**Task prompt**: Exact reproduction is required for the lines bounded by the one containing "Clone this chart in Chart.js." and the one containing "const days = ['1', '3', '5', '7', '14'];", both bounds included. Print them without any pictures.

━━━━━ Data records

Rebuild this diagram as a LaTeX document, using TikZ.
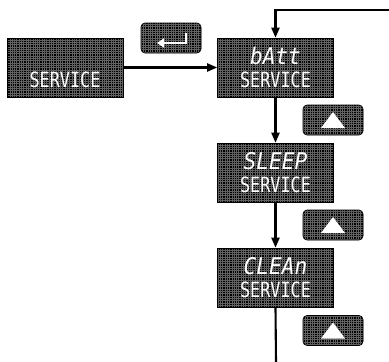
\documentclass[tikz,border=0pt]{standalone}
\usepackage{fontspec}
\newfontfamily\lcdfont{DejaVu Sans Mono}
\usetikzlibrary{arrows.meta}
\begin{document}
\begin{tikzpicture}[x=1pt,y=-1pt,
  lcdbox/.style={draw=black,line width=0.6pt,fill=black,minimum width=116pt,minimum height=59pt,inner sep=0pt,
    path picture={\draw[black!62,line width=0.55pt] (path picture bounding box.south west) grid[step=2.3pt] (path picture bounding box.north east);}},
  keybox/.style={lcdbox,minimum width=60pt,minimum height=30pt,rounded corners=4pt},
  toptext/.style={text=white,font=\lcdfont\itshape\fontsize{23}{23}\selectfont,inner sep=0pt,xscale=0.92},
  subtext/.style={text=white,font=\lcdfont\fontsize{21}{21}\selectfont,inner sep=0pt,xscale=0.8},
  conn/.style={line width=2.1pt,-{Triangle[length=10pt,width=8pt]}},
  plain/.style={line width=2.1pt}]
\useasboundingbox[fill=white] (0,0) rectangle (389,362);
% display boxes
\node[lcdbox] (svc) at (65,67.5) {};
\node[lcdbox] (batt) at (275.5,67.5) {};
\node[lcdbox] (sleep) at (275.5,172.5) {};
\node[lcdbox] (clean) at (275.5,277.5) {};
% texts
\node[subtext] (t0) at ([yshift=-42pt]svc.north) {SERVICE};
\node[toptext] (t1a) at ([yshift=-18pt]batt.north) {bAtt};
\node[subtext] (t1b) at ([yshift=-42pt]batt.north) {SERVICE};
\node[toptext] (t2a) at ([yshift=-18pt]sleep.north) {SLEEP};
\node[subtext] (t2b) at ([yshift=-42pt]sleep.north) {SERVICE};
\node[toptext] (t3a) at ([yshift=-18pt]clean.north) {CLEAn};
\node[subtext] (t3b) at ([yshift=-42pt]clean.north) {SERVICE};
% key boxes
\node[keybox] (enter) at (171,38) {};
\node[keybox] (up1) at (333,120) {};
\node[keybox] (up2) at (333,225) {};
\node[keybox] (up3) at (333,330.5) {};
% enter symbol
\draw[white,line width=2.2pt,-{Triangle[length=7pt,width=9pt]}] (186,33) -- (186,43) -- (157,43);
% up triangles
\foreach \k in {up1,up2,up3}{
  \fill[white] ([shift={(0,-8)}]\k.center) -- ([shift={(12,8)}]\k.center) -- ([shift={(-12,8)}]\k.center) -- cycle;
}
% connectors
\coordinate (topright) at (389,10);
\coordinate (bottom) at (276,362);
\draw[conn] (svc.east) -- (batt.west);
\draw[conn] (topright) -| (batt.north);
\draw[conn] (batt.south) -- (sleep.north);
\draw[conn] (sleep.south) -- (clean.north);
\draw[plain] (clean.south) -- (bottom);
\end{tikzpicture}
\end{document}
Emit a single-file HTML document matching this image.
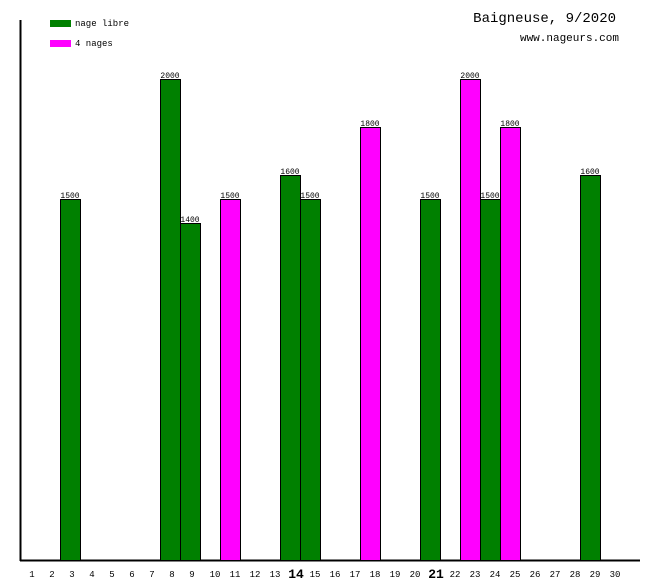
<!DOCTYPE html><html><head><style>body{margin:0;background:#fff}svg{display:block}text{font-family:"Liberation Mono","DejaVu Sans Mono",monospace}</style></head><body>
<svg width="660" height="580" xmlns="http://www.w3.org/2000/svg">
<rect width="660" height="580" fill="#fff"/>
<line x1="20.5" y1="20" x2="20.5" y2="561" stroke="#000" stroke-width="2"/>
<line x1="20" y1="560.5" x2="640" y2="560.5" stroke="#000" stroke-width="2"/>
<rect x="50" y="20" width="21" height="7" fill="#008000"/>
<text x="75" y="26" font-size="9">nage libre</text>
<rect x="50" y="40" width="21" height="7" fill="#ff00ff"/>
<text x="75" y="46" font-size="9">4 nages</text>
<text x="616" y="22" font-size="14" text-anchor="end">Baigneuse, 9/2020</text>
<text x="619" y="41" font-size="11" text-anchor="end">www.nageurs.com</text>
<g stroke="#000" stroke-width="1">
<rect x="60.5" y="199.5" width="20" height="361" fill="#008000"/>
<rect x="160.5" y="79.5" width="20" height="481" fill="#008000"/>
<rect x="180.5" y="223.5" width="20" height="337" fill="#008000"/>
<rect x="220.5" y="199.5" width="20" height="361" fill="#ff00ff"/>
<rect x="280.5" y="175.5" width="20" height="385" fill="#008000"/>
<rect x="300.5" y="199.5" width="20" height="361" fill="#008000"/>
<rect x="360.5" y="127.5" width="20" height="433" fill="#ff00ff"/>
<rect x="420.5" y="199.5" width="20" height="361" fill="#008000"/>
<rect x="460.5" y="79.5" width="20" height="481" fill="#ff00ff"/>
<rect x="480.5" y="199.5" width="20" height="361" fill="#008000"/>
<rect x="500.5" y="127.5" width="20" height="433" fill="#ff00ff"/>
<rect x="580.5" y="175.5" width="20" height="385" fill="#008000"/>
</g>
<g font-size="8" text-anchor="middle">
<text x="70" y="198">1500</text><text x="170" y="78">2000</text><text x="190" y="222">1400</text>
<text x="230" y="198">1500</text><text x="290" y="174">1600</text><text x="310" y="198">1500</text>
<text x="370" y="126">1800</text><text x="430" y="198">1500</text><text x="470" y="78">2000</text>
<text x="490" y="198">1500</text><text x="510" y="126">1800</text><text x="590" y="174">1600</text>
</g>
<g font-size="9" text-anchor="middle">
<text x="32" y="577">1</text><text x="52" y="577">2</text><text x="72" y="577">3</text><text x="92" y="577">4</text><text x="112" y="577">5</text><text x="132" y="577">6</text><text x="152" y="577">7</text><text x="172" y="577">8</text><text x="192" y="577">9</text><text x="215" y="577">10</text><text x="235" y="577">11</text><text x="255" y="577">12</text><text x="275" y="577">13</text><text x="296" y="578" font-size="13" font-weight="bold">14</text><text x="315" y="577">15</text><text x="335" y="577">16</text><text x="355" y="577">17</text><text x="375" y="577">18</text><text x="395" y="577">19</text><text x="415" y="577">20</text><text x="436" y="578" font-size="13" font-weight="bold">21</text><text x="455" y="577">22</text><text x="475" y="577">23</text><text x="495" y="577">24</text><text x="515" y="577">25</text><text x="535" y="577">26</text><text x="555" y="577">27</text><text x="575" y="577">28</text><text x="595" y="577">29</text><text x="615" y="577">30</text>
</g>
</svg></body></html>
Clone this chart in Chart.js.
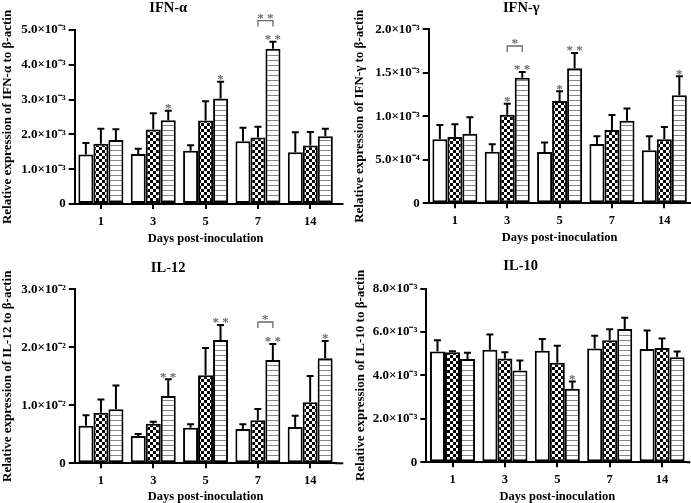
<!DOCTYPE html>
<html>
<head>
<meta charset="utf-8">
<script src="https://cdn.jsdelivr.net/npm/chart.js@4.4.0/dist/chart.umd.min.js"></script>
<style>
  html, body { margin: 0; padding: 0; background: #fff; }
  #wrap { position: relative; width: 691px; height: 503px; overflow: hidden; }
  canvas { position: absolute; }
</style>
</head>
<body>
<div id="wrap">
  <canvas id="c1" width="345" height="250" style="left:0;top:0"></canvas>
  <canvas id="c2" width="346" height="250" style="left:345px;top:0"></canvas>
  <canvas id="c3" width="345" height="253" style="left:0;top:250px"></canvas>
  <canvas id="c4" width="346" height="253" style="left:345px;top:250px"></canvas>
</div>
<script>
// Days post-inoculation (shared x categories)
const days = ['1', '3', '5', '7', '14'];

// IFN-alpha
const ifnaWhite = [1.42e-3, 1.44e-3, 1.53e-3, 1.80e-3, 1.49e-3];
const ifnaWhiteErr = [0.33e-3, 0.15e-3, 0.16e-3, 0.39e-3, 0.57e-3];
const ifnaCheck = [1.73e-3, 2.14e-3, 2.40e-3, 1.91e-3, 1.68e-3];
const ifnaCheckErr = [0.43e-3, 0.47e-3, 0.55e-3, 0.31e-3, 0.39e-3];
const ifnaStripe = [1.84e-3, 2.41e-3, 3.03e-3, 4.46e-3, 1.95e-3];
const ifnaStripeErr = [0.31e-3, 0.27e-3, 0.48e-3, 0.20e-3, 0.21e-3];
const ifnaCheckSig = ['', '', '', '', ''];
const ifnaStripeSig = ['', '*', '*', '**', ''];
const ifnaTicks = [0, 1e-3, 2e-3, 3e-3, 4e-3, 5e-3];
const ifnaTickLabels = ['0', '1.0×10⁻³', '2.0×10⁻³', '3.0×10⁻³', '4.0×10⁻³', '5.0×10⁻³'];

// IFN-gamma
const ifngWhite = [0.735e-3, 0.593e-3, 0.59e-3, 0.682e-3, 0.61e-3];
const ifngWhiteErr = [0.165e-3, 0.085e-3, 0.11e-3, 0.088e-3, 0.16e-3];
const ifngCheck = [0.762e-3, 1.019e-3, 1.176e-3, 0.843e-3, 0.735e-3];
const ifngCheckErr = [0.146e-3, 0.126e-3, 0.111e-3, 0.172e-3, 0.142e-3];
const ifngStripe = [0.80e-3, 1.444e-3, 1.551e-3, 0.95e-3, 1.241e-3];
const ifngStripeErr = [0.188e-3, 0.066e-3, 0.176e-3, 0.14e-3, 0.219e-3];
const ifngCheckSig = ['', '*', '*', '', ''];
const ifngStripeSig = ['', '**', '**', '', '*'];
const ifngTicks = [0, 0.5e-3, 1.0e-3, 1.5e-3, 2.0e-3];
const ifngTickLabels = ['0', '5.0×10⁻⁴', '1.0×10⁻³', '1.5×10⁻³', '2.0×10⁻³'];

// IL-12
const il12White = [0.648e-2, 0.47e-2, 0.614e-2, 0.59e-2, 0.626e-2];
const il12WhiteErr = [0.182e-2, 0.035e-2, 0.058e-2, 0.082e-2, 0.194e-2];
const il12Check = [0.872e-2, 0.683e-2, 1.517e-2, 0.741e-2, 1.052e-2];
const il12CheckErr = [0.228e-2, 0.034e-2, 0.473e-2, 0.195e-2, 0.453e-2];
const il12Stripe = [0.93e-2, 1.16e-2, 2.126e-2, 1.78e-2, 1.81e-2];
const il12StripeErr = [0.41e-2, 0.29e-2, 0.259e-2, 0.277e-2, 0.298e-2];
const il12CheckSig = ['', '', '', '', ''];
const il12StripeSig = ['', '**', '**', '**', '*'];
const il12Ticks = [0, 1e-2, 2e-2, 3e-2];
const il12TickLabels = ['0', '1.0×10⁻²', '2.0×10⁻²', '3.0×10⁻²'];

// IL-10
const il10White = [5.10e-3, 5.18e-3, 5.13e-3, 5.24e-3, 5.22e-3];
const il10WhiteErr = [0.52e-3, 0.70e-3, 0.54e-3, 0.58e-3, 0.85e-3];
const il10Check = [5.07e-3, 4.78e-3, 4.58e-3, 5.62e-3, 5.26e-3];
const il10CheckErr = [0.04e-3, 0.28e-3, 0.78e-3, 0.51e-3, 0.44e-3];
const il10Stripe = [4.75e-3, 4.23e-3, 3.38e-3, 6.14e-3, 4.83e-3];
const il10StripeErr = [0.29e-3, 0.46e-3, 0.34e-3, 0.51e-3, 0.27e-3];
const il10CheckSig = ['', '', '', '', ''];
const il10StripeSig = ['', '', '*', '', ''];
const il10Ticks = [0, 2e-3, 4e-3, 6e-3, 8e-3];
const il10TickLabels = ['0', '2.0×10⁻³', '4.0×10⁻³', '6.0×10⁻³', '8.0×10⁻³'];

// brackets between check and stripe bars: [day index, label, height]
const ifnaBrackets = [[3, '**', 5.27e-3]];
const ifngBrackets = [[1, '*', 1.808e-3]];
const il12Brackets = [[3, '*', 2.436e-2]];
const il10Brackets = [];

const SERIF = '"Liberation Serif", "Times New Roman", serif';
const SIG_COLOR = '#6a6a6a';

function checkerPattern() {
  const c = document.createElement('canvas');
  c.width = 6; c.height = 6;
  const g = c.getContext('2d');
  g.fillStyle = '#fff';
  g.fillRect(0, 0, 6, 6);
  g.fillStyle = '#000';
  g.fillRect(0, 0, 3, 3);
  g.fillRect(3, 3, 3, 3);
  return g.createPattern(c, 'repeat');
}

function stripePattern() {
  const c = document.createElement('canvas');
  c.width = 4; c.height = 5;
  const g = c.getContext('2d');
  g.fillStyle = '#fff';
  g.fillRect(0, 0, 4, 5);
  g.fillStyle = '#858585';
  g.fillRect(0, 0, 4, 1);
  return g.createPattern(c, 'repeat');
}

// error bars, asterisks and brackets
const annotations = {
  id: 'annotations',
  afterDatasetsDraw(chart) {
    const ctx = chart.ctx;
    const yScale = chart.scales.y;
    ctx.save();
    chart.data.datasets.forEach((ds, i) => {
      const meta = chart.getDatasetMeta(i);
      meta.data.forEach((bar, j) => {
        const top = yScale.getPixelForValue(ds.data[j] + ds.errors[j]);
        ctx.strokeStyle = '#000';
        ctx.lineWidth = 2;
        ctx.beginPath();
        ctx.moveTo(bar.x, bar.y);
        ctx.lineTo(bar.x, top);
        ctx.moveTo(bar.x - 3.5, top);
        ctx.lineTo(bar.x + 3.5, top);
        ctx.stroke();
        const sig = ds.sig[j];
        if (sig) {
          ctx.fillStyle = SIG_COLOR;
          ctx.font = 'bold 13px ' + SERIF;
          ctx.textAlign = 'center';
          ctx.textBaseline = 'middle';
          ctx.fillText(sig.split('').join(' '), bar.x, top - 2);
        }
      });
    });
    const brackets = chart.options.plugins.annotations.brackets;
    brackets.forEach(([idx, label, value]) => {
      const a = chart.getDatasetMeta(1).data[idx];
      const b = chart.getDatasetMeta(2).data[idx];
      const y = yScale.getPixelForValue(value);
      ctx.strokeStyle = SIG_COLOR;
      ctx.lineWidth = 1.3;
      ctx.beginPath();
      ctx.moveTo(a.x, y + 6);
      ctx.lineTo(a.x, y);
      ctx.lineTo(b.x, y);
      ctx.lineTo(b.x, y + 6);
      ctx.stroke();
      ctx.fillStyle = SIG_COLOR;
      ctx.font = 'bold 13px ' + SERIF;
      ctx.textAlign = 'center';
      ctx.textBaseline = 'middle';
      ctx.fillText(label.split('').join(' '), (a.x + b.x) / 2, y - 2);
    });
    // x axis line runs a little past the last group
    const ext = chart.options.plugins.annotations.extend;
    if (ext) {
      const area = chart.chartArea;
      ctx.strokeStyle = '#000';
      ctx.lineWidth = 2;
      ctx.beginPath();
      ctx.moveTo(area.right - 1, area.bottom);
      ctx.lineTo(area.right + ext, area.bottom);
      ctx.stroke();
    }
    ctx.restore();
  }
};

function makePanel(id, p) {
  const ctx = document.getElementById(id);
  const bar = (data, errors, sig, fill) => ({
    data: data,
    errors: errors,
    sig: sig,
    backgroundColor: fill,
    borderColor: '#000',
    borderWidth: 2,
    borderSkipped: false,
    barPercentage: 1,
    categoryPercentage: 0.86
  });
  return new Chart(ctx, {
    type: 'bar',
    data: {
      labels: days,
      datasets: [
        bar(p.white, p.whiteErr, ['', '', '', '', ''], '#fff'),
        bar(p.check, p.checkErr, p.checkSig, checkerPattern()),
        bar(p.stripe, p.stripeErr, p.stripeSig, stripePattern())
      ]
    },
    plugins: [annotations],
    options: {
      responsive: false,
      animation: false,
      layout: { padding: p.padding },
      plugins: {
        legend: { display: false },
        tooltip: { enabled: false },
        title: {
          display: true,
          text: p.title,
          color: '#000',
          font: { family: SERIF, size: 14.5, weight: 'bold' },
          padding: p.titlePad
        },
        annotations: { brackets: p.brackets, extend: p.extend }
      },
      scales: {
        x: {
          grid: { display: true, drawOnChartArea: false, offset: false, tickLength: 5, color: '#000', lineWidth: 2 },
          border: { display: true, color: '#000', width: 2 },
          ticks: { color: '#000', padding: 5, font: { family: SERIF, size: 12.5, weight: 'bold' } },
          title: {
            display: true,
            text: 'Days post-inoculation',
            color: '#000',
            font: { family: SERIF, size: 12.5, weight: 'bold' },
            padding: { top: 0, bottom: p.xTitlePad }
          },
          afterFit: (scale) => { scale.height = p.xHeight; }
        },
        y: {
          min: 0,
          max: p.ticks[p.ticks.length - 1],
          grid: { display: true, drawOnChartArea: false, tickLength: 6, color: '#000', lineWidth: 2 },
          border: { display: true, color: '#000', width: 2 },
          afterBuildTicks: (scale) => { scale.ticks = p.ticks.map(v => ({ value: v })); },
          ticks: {
            color: '#000',
            padding: 3,
            font: { family: SERIF, size: 13, weight: 'bold' },
            callback: (value, index) => p.tickLabels[index]
          },
          title: {
            display: true,
            text: p.yTitle,
            color: '#000',
            font: { family: SERIF, size: 13, weight: 'bold' },
            padding: { top: 0, bottom: 0 }
          },
          afterFit: (scale) => { scale.width = p.yWidth; }
        }
      }
    }
  });
}

makePanel('c1', {
  title: 'IFN-α', yTitle: 'Relative expression of IFN-α to β-actin',
  white: ifnaWhite, whiteErr: ifnaWhiteErr, check: ifnaCheck, checkErr: ifnaCheckErr,
  stripe: ifnaStripe, stripeErr: ifnaStripeErr, checkSig: ifnaCheckSig, stripeSig: ifnaStripeSig,
  ticks: ifnaTicks, tickLabels: ifnaTickLabels, brackets: ifnaBrackets,
  padding: { left: 0, right: 8.5, top: 0, bottom: 0 },
  titlePad: { top: 0, bottom: 12.6 }, yWidth: 74.7, xHeight: 46, xTitlePad: 3.6, extend: 7
});

makePanel('c2', {
  title: 'IFN-γ', yTitle: 'Relative expression of IFN-γ to β-actin',
  white: ifngWhite, whiteErr: ifngWhiteErr, check: ifngCheck, checkErr: ifngCheckErr,
  stripe: ifngStripe, stripeErr: ifngStripeErr, checkSig: ifngCheckSig, stripeSig: ifngStripeSig,
  ticks: ifngTicks, tickLabels: ifngTickLabels, brackets: ifngBrackets,
  padding: { left: 7, right: 0.5, top: 0, bottom: 0 },
  titlePad: { top: 0, bottom: 11.9 }, yWidth: 76.7, xHeight: 46.7, xTitlePad: 4.6, extend: 0
});

makePanel('c3', {
  title: 'IL-12', yTitle: 'Relative expression of IL-12 to β-actin',
  white: il12White, whiteErr: il12WhiteErr, check: il12Check, checkErr: il12CheckErr,
  stripe: il12Stripe, stripeErr: il12StripeErr, checkSig: il12CheckSig, stripeSig: il12StripeSig,
  ticks: il12Ticks, tickLabels: il12TickLabels, brackets: il12Brackets,
  padding: { left: 0, right: 8.7, top: 0, bottom: 0 },
  titlePad: { top: 9.3, bottom: 12.6 }, yWidth: 74.8, xHeight: 39.7, xTitlePad: -1.5, extend: 7
});

makePanel('c4', {
  title: 'IL-10', yTitle: 'Relative expression of IL-10 to β-actin',
  white: il10White, whiteErr: il10WhiteErr, check: il10Check, checkErr: il10CheckErr,
  stripe: il10Stripe, stripeErr: il10StripeErr, checkSig: il10CheckSig, stripeSig: il10StripeSig,
  ticks: il10Ticks, tickLabels: il10TickLabels, brackets: il10Brackets,
  padding: { left: 8, right: 2.7, top: 0, bottom: 0 },
  titlePad: { top: 7.3, bottom: 13.8 }, yWidth: 73.3, xHeight: 40.7, xTitlePad: -1.5, extend: 2
});
</script>
</body>
</html>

━━━━━━━━━━

**Finished task**:
Clone this chart in Chart.js.
<!DOCTYPE html>
<html>
<head>
<meta charset="utf-8">
<script src="https://cdn.jsdelivr.net/npm/chart.js@4.4.0/dist/chart.umd.min.js"></script>
<style>
  html, body { margin: 0; padding: 0; background: #fff; }
  #wrap { position: relative; width: 691px; height: 503px; overflow: hidden; }
  canvas { position: absolute; }
</style>
</head>
<body>
<div id="wrap">
  <canvas id="c1" width="345" height="250" style="left:0;top:0"></canvas>
  <canvas id="c2" width="346" height="250" style="left:345px;top:0"></canvas>
  <canvas id="c3" width="345" height="253" style="left:0;top:250px"></canvas>
  <canvas id="c4" width="346" height="253" style="left:345px;top:250px"></canvas>
</div>
<script>
// Days post-inoculation (shared x categories)
const days = ['1', '3', '5', '7', '14'];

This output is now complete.